**What the task requires**
Extract word for word the lines of the listing from its start to the line holding "(title) at (253,20)", both ends kept; pictures are not part of the copy.
________
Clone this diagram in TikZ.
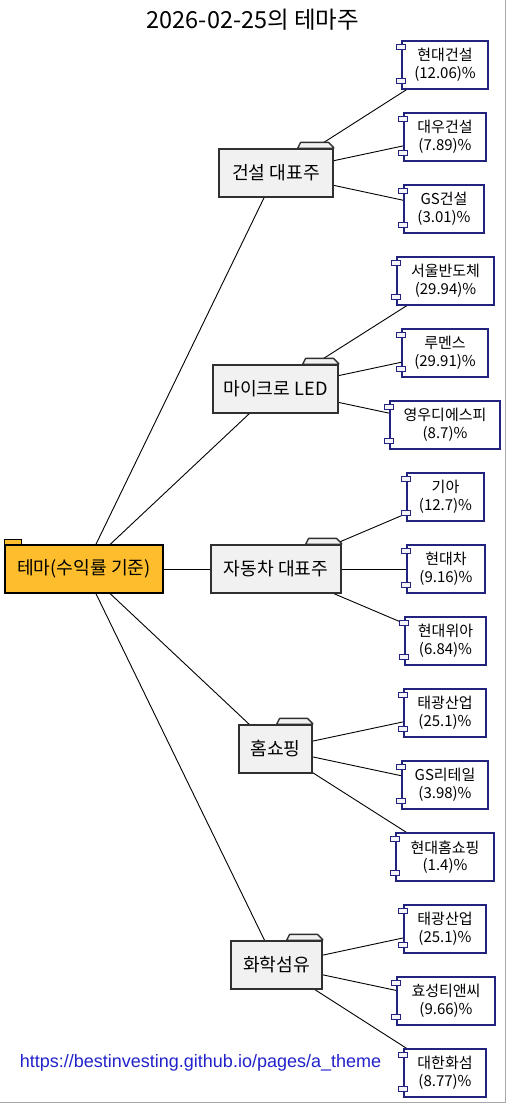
\documentclass[tikz,border=0pt]{standalone}
\usepackage{fontspec}
\setmainfont{Noto Sans CJK KR}
\newfontfamily\urlfont{Liberation Sans}
\usetikzlibrary{calc,backgrounds}
\definecolor{rootfill}{HTML}{FDBD2D}
\definecolor{grpfill}{HTML}{F1F1F1}
\definecolor{grpborder}{HTML}{303030}
\definecolor{leafborder}{HTML}{22227F}
\definecolor{portfill}{HTML}{F4F4FA}
\definecolor{urlblue}{HTML}{2222CC}
\definecolor{framegray}{HTML}{A8A8A8}
\tikzset{
  rootbox/.style={draw=black, fill=rootfill, line width=1.1pt, minimum width=158pt, minimum height=48pt, inner sep=0pt, font=\fontsize{18.2}{22}\selectfont},
  grpbox/.style={draw=grpborder, fill=grpfill, line width=1.2pt, minimum height=48pt, inner sep=0pt, font=\fontsize{18.2}{22}\selectfont},
  leafbox/.style={draw=leafborder, fill=white, line width=1.2pt, minimum height=48pt, inner sep=0pt, align=center, font=\fontsize{15}{17.5}\selectfont},
  grptab/.style={draw=grpborder, fill=grpfill, line width=1.4pt, line join=round},
  portbox/.style={draw=leafborder, fill=portfill, line width=1pt},
  link/.style={draw=black, line width=0.9pt},
}
\newcommand\mkleaf[5]{% name, cx, cy, width, text
  \node[leafbox, minimum width=#4pt] (#1) at (#2,#3) {#5};
  \draw[portbox] ($(#1.north west)+(-4.5,4)$) rectangle ($(#1.north west)+(4.5,9)$);
  \draw[portbox] ($(#1.south west)+(-4.5,-11)$) rectangle ($(#1.south west)+(4.5,-6)$);
}
\newcommand\mkgroup[5]{% name, cx, cy, width, text
  \node[grpbox, minimum width=#4pt] (#1) at (#2,#3) {#5};
  \draw[grptab] ($(#1.north east)+(-36,0)$) -- ($(#1.north east)+(-33,-6)$) -- ($(#1.north east)+(-5,-6)$) -- ($(#1.north east)+(0,-1)$) -- (#1.north east) -- cycle;
}
\begin{document}
\begin{tikzpicture}[x=1pt,y=-1pt]
\useasboundingbox (0,0) rectangle (507,1103);
\draw[framegray, line width=1pt] (505.5,0) -- (505.5,1102.5) coordinate (fc) -- (0,1102.5);

\node[font=\fontsize{23.5}{27}\selectfont] (title) at (253,20) {2026-02-25의 테마주};

% root
\node[rootbox] (root) at (84,569) {테마(수익률 기준)};
\draw[draw=black, fill=rootfill, line width=1pt] (root.north west) -- ++(0,-5) -- ++(17,0) -- ++(0,5) -- cycle;

% groups
\mkgroup{g1}{276}{173}{114}{건설 대표주}
\mkgroup{g2}{275.5}{389}{125}{마이크로 LED}
\mkgroup{g3}{276}{569}{130}{자동차 대표주}
\mkgroup{g4}{275.5}{749}{73}{홈쇼핑}
\mkgroup{g5}{276.5}{965}{91}{화학섬유}

% leaves
\mkleaf{l1}{445}{65}{86}{현대건설\\(12.06)\%}
\mkleaf{l2}{445}{137}{82}{대우건설\\(7.89)\%}
\mkleaf{l3}{444}{209}{80}{GS건설\\(3.01)\%}
\mkleaf{l4}{445.5}{281}{97}{서울반도체\\(29.94)\%}
\mkleaf{l5}{445}{353}{86}{루멘스\\(29.91)\%}
\mkleaf{l6}{445}{425}{110}{영우디에스피\\(8.7)\%}
\mkleaf{l7}{445.5}{497}{77}{기아\\(12.7)\%}
\mkleaf{l8}{446}{569}{78}{현대차\\(9.16)\%}
\mkleaf{l9}{445.5}{641}{81}{현대위아\\(6.84)\%}
\mkleaf{l10}{445}{713}{82}{태광산업\\(25.1)\%}
\mkleaf{l11}{445}{785}{86}{GS리테일\\(3.98)\%}
\mkleaf{l12}{445}{857}{98}{현대홈쇼핑\\(1.4)\%}
\mkleaf{l13}{445}{929}{82}{태광산업\\(25.1)\%}
\mkleaf{l14}{446}{1001}{98}{효성티앤씨\\(9.66)\%}
\mkleaf{l15}{445}{1073}{82}{대한화섬\\(8.77)\%}

\node[font=\urlfont\fontsize{18}{21}\selectfont, text=urlblue, inner sep=0pt] (url) at (200.5,1063) {https://bestinvesting.github.io/pages/a\_theme};

\begin{scope}[on background layer]
\fill[white] (0,0) rectangle (505,1102);
\foreach \g in {g1,g2,g3,g4,g5} \draw[link] (root) -- (\g);
\draw[link] (g1) -- (l1); \draw[link] (g1) -- (l2); \draw[link] (g1) -- (l3);
\draw[link] (g2) -- (l4); \draw[link] (g2) -- (l5); \draw[link] (g2) -- (l6);
\draw[link] (g3) -- (l7); \draw[link] (g3) -- (l8); \draw[link] (g3) -- (l9);
\draw[link] (g4) -- (l10); \draw[link] (g4) -- (l11); \draw[link] (g4) -- (l12);
\draw[link] (g5) -- (l13); \draw[link] (g5) -- (l14); \draw[link] (g5) -- (l15);
\end{scope}
\end{tikzpicture}
\end{document}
________
**Exercise response**
Clone this diagram in TikZ.
\documentclass[tikz,border=0pt]{standalone}
\usepackage{fontspec}
\setmainfont{Noto Sans CJK KR}
\newfontfamily\urlfont{Liberation Sans}
\usetikzlibrary{calc,backgrounds}
\definecolor{rootfill}{HTML}{FDBD2D}
\definecolor{grpfill}{HTML}{F1F1F1}
\definecolor{grpborder}{HTML}{303030}
\definecolor{leafborder}{HTML}{22227F}
\definecolor{portfill}{HTML}{F4F4FA}
\definecolor{urlblue}{HTML}{2222CC}
\definecolor{framegray}{HTML}{A8A8A8}
\tikzset{
  rootbox/.style={draw=black, fill=rootfill, line width=1.1pt, minimum width=158pt, minimum height=48pt, inner sep=0pt, font=\fontsize{18.2}{22}\selectfont},
  grpbox/.style={draw=grpborder, fill=grpfill, line width=1.2pt, minimum height=48pt, inner sep=0pt, font=\fontsize{18.2}{22}\selectfont},
  leafbox/.style={draw=leafborder, fill=white, line width=1.2pt, minimum height=48pt, inner sep=0pt, align=center, font=\fontsize{15}{17.5}\selectfont},
  grptab/.style={draw=grpborder, fill=grpfill, line width=1.4pt, line join=round},
  portbox/.style={draw=leafborder, fill=portfill, line width=1pt},
  link/.style={draw=black, line width=0.9pt},
}
\newcommand\mkleaf[5]{% name, cx, cy, width, text
  \node[leafbox, minimum width=#4pt] (#1) at (#2,#3) {#5};
  \draw[portbox] ($(#1.north west)+(-4.5,4)$) rectangle ($(#1.north west)+(4.5,9)$);
  \draw[portbox] ($(#1.south west)+(-4.5,-11)$) rectangle ($(#1.south west)+(4.5,-6)$);
}
\newcommand\mkgroup[5]{% name, cx, cy, width, text
  \node[grpbox, minimum width=#4pt] (#1) at (#2,#3) {#5};
  \draw[grptab] ($(#1.north east)+(-36,0)$) -- ($(#1.north east)+(-33,-6)$) -- ($(#1.north east)+(-5,-6)$) -- ($(#1.north east)+(0,-1)$) -- (#1.north east) -- cycle;
}
\begin{document}
\begin{tikzpicture}[x=1pt,y=-1pt]
\useasboundingbox (0,0) rectangle (507,1103);
\draw[framegray, line width=1pt] (505.5,0) -- (505.5,1102.5) coordinate (fc) -- (0,1102.5);

\node[font=\fontsize{23.5}{27}\selectfont] (title) at (253,20) {2026-02-25의 테마주};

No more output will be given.